It's my wife Sally's birthday. So that's a given.
On her birthday she and (through her influence) I always look out for snowdrops appearing. With warmer winters they have been appearing earlier and earlier over recent years, and so they have been out in our garden, and all over my facebook feed for weeks now. So their appearance on Sally's birthday doesn't really have the same significance any more. They previously were signs of the coming spring - the very embodiment of hope in fragile floral form. Now, because of their appearance coming earlier and earlier, the more pessimistic among us might see them as a sign of the coming climate catastrophe that humanity has brought upon itself.
However, this morning I took the attached picture of a small clump of snowdrops that I always look out for under our front hedge, which has an apple tree growing through it, right at the gate, beside the busy main road. I noticed that they were out yesterday, but it was only when I took the photo today that I noticed the fallen apples in the undergrowth beside them. These windfalls have been a boon to bird and insect life and, together with the fallen leaves contribute to replenishing the soil which allows not only the snowdrops, but the much larger apple tree to grow... So this picture for me captures the complex nature of hope. Wider forces are at play. Things die and decay. Not everything is necessarily rosy. But life and beauty goes on and should be appreciated and cultivated.
Today is also the formal launch of this year's 4 Corners Festival. For 11 years now it has made celebrating Sally's birthday on the day a challenge... And this year we thought that we had escaped the clash when we moved the festival back to the first full week in February. However, we then realised that "Late Night Art" in Belfast was tonight, and that seemed the appropriate time to open our photography exhibition, for the second year organised in conjunction with Westcourt Camera Club, at ArtCetera Studio in Rosemary Street. So, once again Sally's birthday celebrations have been deferred... although if truth be told she was actually planning to go out to a new choir she has joined anyway!
The title of this year's exhibition is "A Culture of Hope" and is a collaboration with a number of local groups and services supporting minority groups and people who have arrived in Belfast from other countries.
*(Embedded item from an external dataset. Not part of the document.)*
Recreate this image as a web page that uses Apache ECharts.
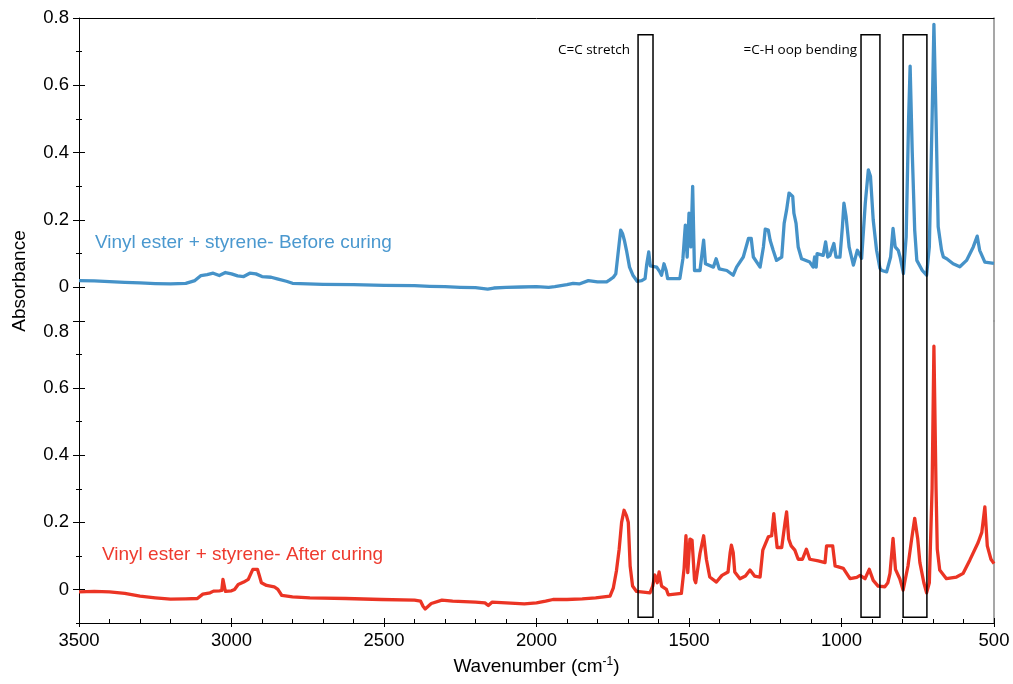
<!DOCTYPE html>
<html>
<head>
<meta charset="utf-8">
<script src="https://cdn.jsdelivr.net/npm/echarts@6/dist/echarts.min.js"></script>
<style>html,body{margin:0;padding:0;background:#fff}#c{width:1013px;height:684px}</style>
</head>
<body>
<div id="c"></div>
<script>
// ---- data ----
const beforeWavenumber = [3500,3450,3400,3350,3300,3250,3200,3150,3120,3100,3080,3060,3040,3020,3000,2980,2960,2940,2920,2900,2870,2850,2820,2800,2750,2700,2600,2500,2400,2350,2300,2250,2200,2160,2140,2100,2050,2000,1960,1940,1900,1880,1860,1830,1800,1770,1760,1748,1740,1729,1724,1718,1712,1705,1695,1684,1670,1655,1644,1639,1632,1627,1606,1595,1590,1582,1575,1570,1530,1520,1512,1506,1500,1494,1488,1482,1464,1452,1446,1420,1411,1401,1376,1355,1344,1322,1305,1296,1289,1267,1256,1250,1240,1234,1224,1213,1196,1188,1180,1172,1160,1156,1149,1142,1131,1104,1093,1088,1083,1080,1060,1052,1045,1038,1025,1018,1005,997,992,985,975,961,948,934,922,912,905,896,885,874,868,852,839,831,824,814,808,797,788,780,775,768,760,753,735,721,712,703,697,690,683,672,666,655,634,612,590,568,555,547,530,500];
const beforeAbsorbance = [0.020,0.019,0.017,0.015,0.013,0.011,0.010,0.012,0.020,0.035,0.038,0.042,0.035,0.044,0.040,0.034,0.032,0.042,0.040,0.032,0.030,0.025,0.018,0.012,0.010,0.009,0.008,0.006,0.005,0.003,0.002,0.000,-0.001,-0.005,-0.002,0.000,0.001,0.002,0.000,0.002,0.008,0.012,0.010,0.020,0.016,0.016,0.022,0.030,0.040,0.130,0.170,0.160,0.140,0.110,0.060,0.036,0.018,0.020,0.026,0.066,0.105,0.064,0.060,0.045,0.036,0.070,0.050,0.026,0.026,0.085,0.185,0.090,0.220,0.120,0.300,0.050,0.050,0.140,0.070,0.060,0.085,0.055,0.050,0.036,0.060,0.090,0.145,0.145,0.090,0.060,0.120,0.173,0.170,0.140,0.110,0.080,0.090,0.190,0.230,0.280,0.270,0.220,0.190,0.120,0.085,0.075,0.060,0.090,0.060,0.100,0.095,0.135,0.090,0.095,0.130,0.090,0.090,0.180,0.250,0.210,0.120,0.066,0.110,0.086,0.250,0.349,0.330,0.200,0.110,0.057,0.050,0.046,0.090,0.175,0.120,0.110,0.090,0.041,0.150,0.500,0.657,0.400,0.170,0.080,0.050,0.036,0.120,0.500,0.781,0.500,0.180,0.110,0.090,0.085,0.070,0.061,0.080,0.120,0.152,0.110,0.075,0.071];

const afterWavenumber = [3500,3450,3400,3350,3300,3250,3200,3150,3112,3094,3070,3059,3040,3032,3028,3022,3020,3000,2990,2978,2960,2945,2935,2930,2915,2910,2902,2885,2860,2848,2835,2800,2743,2700,2626,2509,2400,2380,2372,2365,2355,2345,2310,2275,2200,2169,2158,2146,2100,2040,2000,1970,1946,1900,1850,1806,1759,1748,1738,1729,1721,1713,1705,1699,1693,1685,1672,1628,1619,1612,1604,1598,1590,1574,1568,1525,1516,1510,1504,1497,1490,1482,1478,1464,1452,1443,1432,1410,1392,1372,1365,1361,1355,1350,1333,1315,1300,1285,1267,1258,1240,1229,1222,1215,1211,1196,1185,1180,1173,1165,1153,1142,1128,1115,1104,1076,1054,1049,1029,1021,994,972,950,939,923,909,896,880,858,848,841,831,823,809,798,782,770,760,750,743,730,721,712,703,697,690,686,678,656,623,601,579,552,540,530,522,510,500];
const afterAbsorbance = [-0.007,-0.006,-0.007,-0.012,-0.020,-0.025,-0.029,-0.028,-0.027,-0.014,-0.010,-0.005,-0.004,-0.003,0.030,0.030,-0.006,-0.004,0.000,0.015,0.022,0.030,0.050,0.060,0.060,0.045,0.020,0.012,0.008,0.000,-0.018,-0.022,-0.025,-0.026,-0.027,-0.030,-0.032,-0.035,-0.050,-0.058,-0.050,-0.042,-0.032,-0.035,-0.038,-0.040,-0.048,-0.038,-0.040,-0.043,-0.040,-0.035,-0.030,-0.030,-0.028,-0.025,-0.020,0.005,0.055,0.120,0.200,0.236,0.220,0.200,0.070,0.010,-0.006,-0.010,0.010,0.043,0.020,0.052,0.010,0.000,-0.016,-0.012,0.063,0.160,0.050,0.150,0.147,0.030,0.020,0.107,0.160,0.090,0.037,0.022,0.042,0.052,0.110,0.132,0.110,0.052,0.032,0.040,0.058,0.040,0.037,0.117,0.157,0.160,0.226,0.160,0.125,0.125,0.200,0.231,0.150,0.130,0.117,0.090,0.090,0.120,0.090,0.085,0.080,0.130,0.130,0.070,0.063,0.032,0.036,0.042,0.032,0.060,0.027,0.010,0.008,0.020,0.048,0.152,0.060,0.032,-0.002,0.070,0.150,0.212,0.150,0.080,0.020,-0.010,0.020,0.300,0.725,0.300,0.120,0.058,0.032,0.037,0.048,0.088,0.140,0.170,0.246,0.130,0.090,0.077];

const xTicks = [3500,3000,2500,2000,1500,1000,500];
const yMajorTicks = [0,0.2,0.4,0.6,0.8];
const yMinorTicks = [-0.1,0.1,0.3,0.5,0.7];
const seriesNames = ['Vinyl ester + styrene- Before curing','Vinyl ester + styrene- After curing'];
const bandLabels = ['C=C stretch','=C-H oop bending',''];
const bandRanges = [[1667,1618],[936,874],[798,720]];
const bandTopValue = 0.75;     // top panel units
const bandBottomValue = -0.083; // bottom panel units

// ---- chart ----
const FONT = '"Liberation Sans", Arial, Helvetica, sans-serif';
const BLUE = '#4592c8', RED = '#eb3424';
const zip = (a, b) => a.map((v, i) => [v, b[i]]);

const grids = [
  {left: 79, right: 19, top: 18, height: 303},
  {left: 79, right: 19, top: 321, height: 302}
];

const xAxes = [
  {gridIndex: 0, type: 'value', min: 500, max: 3500, inverse: true, position: 'top',
   axisLine: {show: true, onZero: false, lineStyle: {color: '#000', width: 1}}, axisTick: {show: false},
   axisLabel: {show: false}, splitLine: {show: false}},
  {gridIndex: 1, type: 'value', min: 500, max: 3500, interval: 500, inverse: true, position: 'bottom',
   axisLine: {show: true, onZero: false, lineStyle: {color: '#000', width: 1}},
   axisTick: {show: true, inside: true, length: 5, lineStyle: {color: '#000'}},
   minorTick: {show: true, splitNumber: 5, length: 4, lineStyle: {color: '#000'}},
   axisLabel: {fontSize: 18.5, color: '#000', fontFamily: FONT, margin: 8,
     customValues: xTicks, formatter: v => String(v)},
   splitLine: {show: false},
   name: 'Wavenumber (cm{sup|-1})', nameLocation: 'middle', nameGap: 33,
   nameTextStyle: {fontSize: 19, color: '#000', fontFamily: FONT,
     rich: {sup: {fontSize: 12, verticalAlign: 'top', padding: [0,0,10,0], color: '#000', fontFamily: FONT}}}},
  {gridIndex: 1, type: 'value', min: 500, max: 3500, interval: 500, inverse: true, position: 'bottom',
   axisLine: {show: false, onZero: false}, axisTick: {show: true, inside: false, length: 4, lineStyle: {color: '#000'}},
   axisLabel: {show: false}, splitLine: {show: false}}
];

const yAxes = [];
function addY(grid, extra) {
  yAxes.push(Object.assign({gridIndex: grid, type: 'value', min: -0.1, max: 0.8, position: 'left',
    axisLine: {show: false, onZero: false}, axisTick: {show: false}, axisLabel: {show: false}, splitLine: {show: false}}, extra));
  return yAxes.length - 1;
}
const yMain = [];
for (let g = 0; g < 2; g++) {
  yMain[g] = addY(g, {
    axisLine: {show: true, onZero: false, lineStyle: {color: '#000', width: 1}},
    axisTick: {show: true, inside: false, length: 6, customValues: yMajorTicks, lineStyle: {color: '#000'}},
    axisLabel: {show: true, fontSize: 18.5, color: '#000', fontFamily: FONT, margin: 10,
      customValues: g === 0 ? yMajorTicks : yMajorTicks.slice(0, 4),
      formatter: v => (Math.abs(v) < 1e-9 ? '0' : String(+v.toFixed(1)))}
  });
  addY(g, {axisTick: {show: true, inside: true, length: 6, customValues: yMajorTicks, lineStyle: {color: '#000'}}});
  addY(g, {axisTick: {show: true, inside: false, length: 3, customValues: yMinorTicks, lineStyle: {color: '#000'}}});
  addY(g, {axisTick: {show: true, inside: true, length: 3, customValues: yMinorTicks, lineStyle: {color: '#000'}}});
  addY(g, {position: 'right', axisLine: {show: true, onZero: false, lineStyle: {color: '#8a8a8a', width: 1.5}}});
}

const chart = echarts.init(document.getElementById('c'), null, {renderer: 'canvas'});
chart.setOption({
  animation: false,
  backgroundColor: '#fff',
  grid: grids,
  xAxis: xAxes,
  yAxis: yAxes,
  series: [
    {name: seriesNames[0], type: 'line', xAxisIndex: 0, yAxisIndex: yMain[0], showSymbol: false,
     data: zip(beforeWavenumber, beforeAbsorbance), lineStyle: {color: BLUE, width: 3.3, join: 'round'}, itemStyle: {color: BLUE}, z: 3},
    {name: seriesNames[1], type: 'line', xAxisIndex: 1, yAxisIndex: yMain[1], showSymbol: false,
     data: zip(afterWavenumber, afterAbsorbance), lineStyle: {color: RED, width: 3.3, join: 'round'}, itemStyle: {color: RED}, z: 3}
  ]
});

// annotations positioned through the axes' own scales
const graphics = [];
const yTopPx = chart.convertToPixel({yAxisIndex: yMain[0]}, bandTopValue);
const yBotPx = chart.convertToPixel({yAxisIndex: yMain[1]}, bandBottomValue);
const labelOffsets = [8, 4, 4];
bandRanges.forEach((r, i) => {
  const x1 = chart.convertToPixel({xAxisIndex: 1}, r[0]);
  const x2 = chart.convertToPixel({xAxisIndex: 1}, r[1]);
  graphics.push({type: 'rect', z: 10, shape: {x: x1, y: yTopPx, width: x2 - x1, height: yBotPx - yTopPx},
    style: {fill: null, stroke: '#000', lineWidth: 1.5}});
  if (bandLabels[i]) {
    graphics.push({type: 'text', z: 10, x: x1 - labelOffsets[i], y: yTopPx + 15,
      style: {text: bandLabels[i], fill: '#000', font: '13.5px "Open Sans", sans-serif', align: 'right', verticalAlign: 'middle'}});
  }
});
graphics.push({type: 'text', x: 95, y: 243, style: {text: seriesNames[0], fill: '#4a98cf', font: '19px ' + FONT, verticalAlign: 'middle'}});
graphics.push({type: 'text', x: 102, y: 555, style: {text: seriesNames[1], fill: '#ee3a2e', font: '19px ' + FONT, verticalAlign: 'middle'}});
graphics.push({type: 'text', x: 20, y: 281, rotation: Math.PI / 2,
  style: {text: 'Absorbance', fill: '#000', font: '19px ' + FONT, align: 'center', verticalAlign: 'middle'}});
const y08 = chart.convertToPixel({yAxisIndex: yMain[1]}, 0.8);
graphics.push({type: 'text', x: 69, y: y08 + 11,
  style: {text: '0.8', fill: '#000', font: '18.5px ' + FONT, align: 'right', verticalAlign: 'middle'}});
chart.setOption({graphic: graphics});
</script>
</body>
</html>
Director of the Westcourt Centre, Cormac McArt said:
“People can expect to see images and stories reflecting the journeys of many cultures and communities now resident in our city. The exhibition will share narratives of trauma, suffering, resiliency, connection, solidarity and ultimately hope for the future."
All of this reflects the wider theme of this year's festival - "Our Stories: Towards a Culture of Hope."
This was, in part prompted by the lack of hope being expressed over the last year because of the political impasse, which (we hope) has only recently been resolved, leading to the possible reinstatement of the assembly in the middle of this year's festival - I wonder how that may colour some of what is said in the next 10 days?
Hopes that 2023 might have seen Belfast and Derry jointly celebrated as European Capital of Culture was one of the many casualties of Brexit, but Belfast City Council have launched "Belfast 2024" as "a cultural celebration" to
"bring about transformational change for Belfast and... facilitate the city to build its creative capacity to better understand our identity, our relationships with each other and our place in the world."
Our festival is one of the first in 2024, and whilst it is not a named partner in this initiative, our aim is to share stories that will help to cultivate a culture of hope...
Rick Snyder, a well-known American psychologist, did extensive research on the building blocks of resilience and noted that whilst hope is an essential component, it must be "cultivated" because as Brené Brown comments on his work in her early book "The Gifts of Imperfection"
"hope is not an emotion; it’s a way of thinking or a cognitive process... Hope is learned!"
BrenĂ© Brown “The Gifts of Imperfection” p89
Snyder suggests that we learn hopeful, goal-directed thinking, that sustains and nourishes us in the face of difficulties, from the people around us, especially our parents.
So today, is an important day: Not just Sally's birthday, and the launch of our 4 Corners Festival (Check out the full programme and book your FREE tickets here), but it is also the first day of the rest of our lives, when we can commit ourselves to cultivate hope in our own lives, not only for our own well-being, but for the sake of wider society and those around us, many who ultimately may outlive us.
Yesterday, at an event which included information about wills and planning for later life, one of the contributors mentioned the much quoted proverb
"A society grows great when old men plant trees under whose shade they know they’ll never sit."
He attributed it to an un-named Roman philosopher, others have suggested it was Greek, or Indian, and offered variations on a similar theme, (see Blessed Are Those Who Plant Trees Under Whose Shade They Will Never Sit – Quote Investigator® for a comprehensive investigation of its origin), however, like most proverbs, the origin doesn't matter, the truth of it does.
Hope outlasts us. So let us sow seeds of hope and celebrate it wherever we see it.